* Begin Given records *
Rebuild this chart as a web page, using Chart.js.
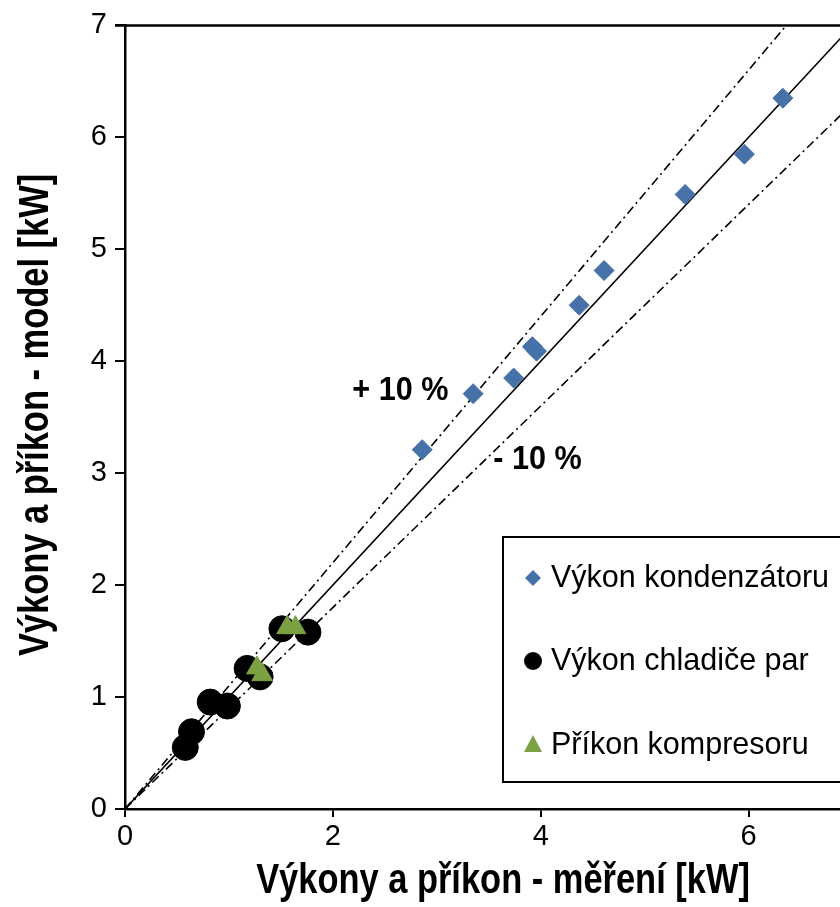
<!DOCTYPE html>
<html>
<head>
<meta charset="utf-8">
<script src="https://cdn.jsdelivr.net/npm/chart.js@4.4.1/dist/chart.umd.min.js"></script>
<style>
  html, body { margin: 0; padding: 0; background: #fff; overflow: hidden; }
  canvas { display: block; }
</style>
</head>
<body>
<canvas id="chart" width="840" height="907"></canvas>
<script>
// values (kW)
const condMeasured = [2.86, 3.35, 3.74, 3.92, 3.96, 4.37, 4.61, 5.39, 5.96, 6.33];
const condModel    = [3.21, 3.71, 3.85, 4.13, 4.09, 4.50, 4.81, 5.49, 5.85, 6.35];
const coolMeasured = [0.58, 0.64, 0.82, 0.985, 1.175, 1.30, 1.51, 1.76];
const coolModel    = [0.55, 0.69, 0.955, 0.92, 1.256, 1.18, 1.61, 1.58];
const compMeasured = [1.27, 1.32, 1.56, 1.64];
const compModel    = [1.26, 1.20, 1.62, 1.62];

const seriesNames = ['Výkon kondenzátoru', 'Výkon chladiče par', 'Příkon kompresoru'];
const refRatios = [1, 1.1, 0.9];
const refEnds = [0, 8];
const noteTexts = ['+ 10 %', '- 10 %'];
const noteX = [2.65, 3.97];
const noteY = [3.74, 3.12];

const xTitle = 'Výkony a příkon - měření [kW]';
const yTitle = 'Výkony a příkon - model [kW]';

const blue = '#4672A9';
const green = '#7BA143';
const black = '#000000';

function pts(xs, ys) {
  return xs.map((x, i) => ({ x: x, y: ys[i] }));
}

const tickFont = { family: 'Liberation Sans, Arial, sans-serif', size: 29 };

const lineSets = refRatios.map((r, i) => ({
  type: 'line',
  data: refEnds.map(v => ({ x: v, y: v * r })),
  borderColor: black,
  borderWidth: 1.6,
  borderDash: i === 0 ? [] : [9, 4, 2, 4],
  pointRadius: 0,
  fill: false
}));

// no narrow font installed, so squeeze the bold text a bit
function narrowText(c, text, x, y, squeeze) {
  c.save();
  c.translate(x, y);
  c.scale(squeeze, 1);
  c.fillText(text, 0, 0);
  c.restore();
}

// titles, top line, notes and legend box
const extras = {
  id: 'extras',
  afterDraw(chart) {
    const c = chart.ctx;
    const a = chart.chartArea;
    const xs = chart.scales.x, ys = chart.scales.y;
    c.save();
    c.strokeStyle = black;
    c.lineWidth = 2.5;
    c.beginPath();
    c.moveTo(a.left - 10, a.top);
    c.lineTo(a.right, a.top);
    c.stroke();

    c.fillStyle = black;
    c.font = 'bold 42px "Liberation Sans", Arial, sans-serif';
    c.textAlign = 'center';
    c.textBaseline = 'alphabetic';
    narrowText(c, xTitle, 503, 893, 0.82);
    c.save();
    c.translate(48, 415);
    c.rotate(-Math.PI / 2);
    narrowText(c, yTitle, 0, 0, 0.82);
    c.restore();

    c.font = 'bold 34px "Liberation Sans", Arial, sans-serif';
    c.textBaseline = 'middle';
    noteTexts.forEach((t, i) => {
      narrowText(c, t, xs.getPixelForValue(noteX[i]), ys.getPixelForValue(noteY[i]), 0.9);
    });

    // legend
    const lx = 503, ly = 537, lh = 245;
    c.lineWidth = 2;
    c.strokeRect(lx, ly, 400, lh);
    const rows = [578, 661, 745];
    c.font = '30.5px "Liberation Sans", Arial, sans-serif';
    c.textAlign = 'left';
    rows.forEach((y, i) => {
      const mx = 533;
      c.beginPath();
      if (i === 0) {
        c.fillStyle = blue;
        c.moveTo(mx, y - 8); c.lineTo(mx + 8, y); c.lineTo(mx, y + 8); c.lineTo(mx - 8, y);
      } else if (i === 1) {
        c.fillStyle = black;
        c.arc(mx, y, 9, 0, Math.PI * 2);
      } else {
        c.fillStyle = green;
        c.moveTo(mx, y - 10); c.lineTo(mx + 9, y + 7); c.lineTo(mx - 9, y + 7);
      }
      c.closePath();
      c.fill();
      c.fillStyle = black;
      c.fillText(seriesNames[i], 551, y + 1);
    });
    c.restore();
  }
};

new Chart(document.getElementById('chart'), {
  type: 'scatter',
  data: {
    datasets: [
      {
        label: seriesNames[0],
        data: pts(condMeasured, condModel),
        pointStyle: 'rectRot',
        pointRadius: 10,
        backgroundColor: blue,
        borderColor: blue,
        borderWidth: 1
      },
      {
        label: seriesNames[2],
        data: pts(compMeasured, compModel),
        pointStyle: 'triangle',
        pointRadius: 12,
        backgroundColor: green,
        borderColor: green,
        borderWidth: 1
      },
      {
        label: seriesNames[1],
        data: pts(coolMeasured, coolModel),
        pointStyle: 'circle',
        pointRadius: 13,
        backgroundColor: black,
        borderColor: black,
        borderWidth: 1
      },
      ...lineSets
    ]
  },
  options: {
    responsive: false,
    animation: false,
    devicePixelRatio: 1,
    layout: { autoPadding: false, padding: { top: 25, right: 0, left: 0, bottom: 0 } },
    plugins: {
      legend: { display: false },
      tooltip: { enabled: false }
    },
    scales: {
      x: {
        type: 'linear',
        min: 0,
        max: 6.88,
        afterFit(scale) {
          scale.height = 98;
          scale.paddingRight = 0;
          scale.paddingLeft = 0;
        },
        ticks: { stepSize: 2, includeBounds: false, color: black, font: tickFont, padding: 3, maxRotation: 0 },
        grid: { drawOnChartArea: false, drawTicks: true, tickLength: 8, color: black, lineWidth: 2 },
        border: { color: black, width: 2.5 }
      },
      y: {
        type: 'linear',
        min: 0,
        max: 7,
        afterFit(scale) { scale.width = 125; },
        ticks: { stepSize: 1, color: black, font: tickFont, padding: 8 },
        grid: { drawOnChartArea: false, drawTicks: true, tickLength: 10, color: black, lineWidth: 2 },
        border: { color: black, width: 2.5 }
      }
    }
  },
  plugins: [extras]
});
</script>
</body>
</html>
* End Given records *
* Begin Given records *
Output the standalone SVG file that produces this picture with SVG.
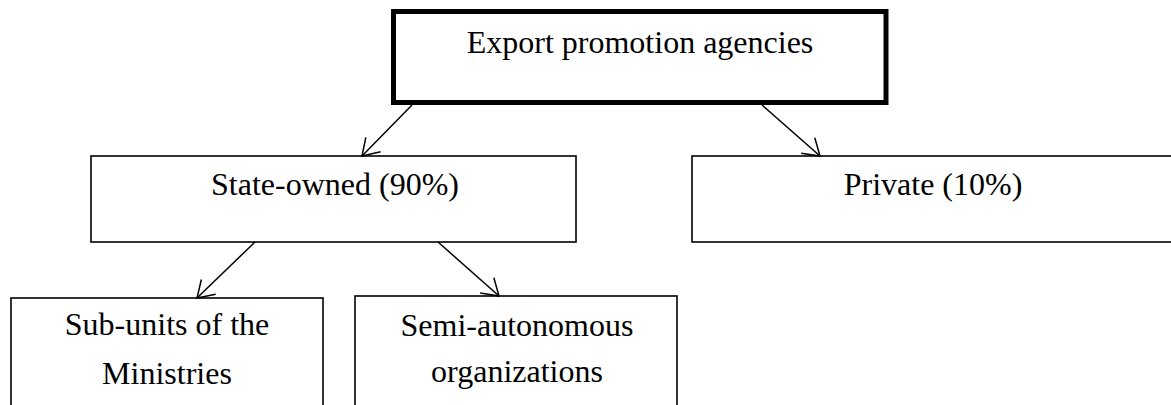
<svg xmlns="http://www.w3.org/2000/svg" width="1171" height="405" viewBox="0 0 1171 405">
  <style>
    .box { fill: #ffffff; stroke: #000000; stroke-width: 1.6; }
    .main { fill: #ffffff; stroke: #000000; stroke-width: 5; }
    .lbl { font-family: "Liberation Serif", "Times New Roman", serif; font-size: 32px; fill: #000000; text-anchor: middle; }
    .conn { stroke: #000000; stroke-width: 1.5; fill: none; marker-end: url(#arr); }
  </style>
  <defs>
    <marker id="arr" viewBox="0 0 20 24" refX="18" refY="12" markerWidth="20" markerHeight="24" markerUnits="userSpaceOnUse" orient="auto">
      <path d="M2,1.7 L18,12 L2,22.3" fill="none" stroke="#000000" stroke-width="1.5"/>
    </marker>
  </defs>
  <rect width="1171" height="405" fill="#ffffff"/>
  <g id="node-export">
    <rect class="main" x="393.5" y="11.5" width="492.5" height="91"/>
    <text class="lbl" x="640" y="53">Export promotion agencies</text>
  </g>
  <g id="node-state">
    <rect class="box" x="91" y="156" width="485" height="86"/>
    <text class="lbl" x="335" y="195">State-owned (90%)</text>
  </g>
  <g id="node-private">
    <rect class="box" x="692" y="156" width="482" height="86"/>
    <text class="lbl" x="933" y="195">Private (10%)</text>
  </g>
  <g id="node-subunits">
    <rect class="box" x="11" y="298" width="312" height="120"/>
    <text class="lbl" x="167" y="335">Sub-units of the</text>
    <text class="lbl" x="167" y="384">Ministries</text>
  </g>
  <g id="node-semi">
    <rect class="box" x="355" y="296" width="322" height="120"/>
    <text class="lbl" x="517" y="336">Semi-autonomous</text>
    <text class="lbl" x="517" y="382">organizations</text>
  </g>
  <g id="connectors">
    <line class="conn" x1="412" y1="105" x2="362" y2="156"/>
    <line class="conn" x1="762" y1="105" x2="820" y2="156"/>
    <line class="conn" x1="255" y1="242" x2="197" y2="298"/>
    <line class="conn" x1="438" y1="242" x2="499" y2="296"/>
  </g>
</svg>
* End Given records *
*Exercise*. Report how many lines of the records above contain the word "this", giving only the number.

*Correct response*. 2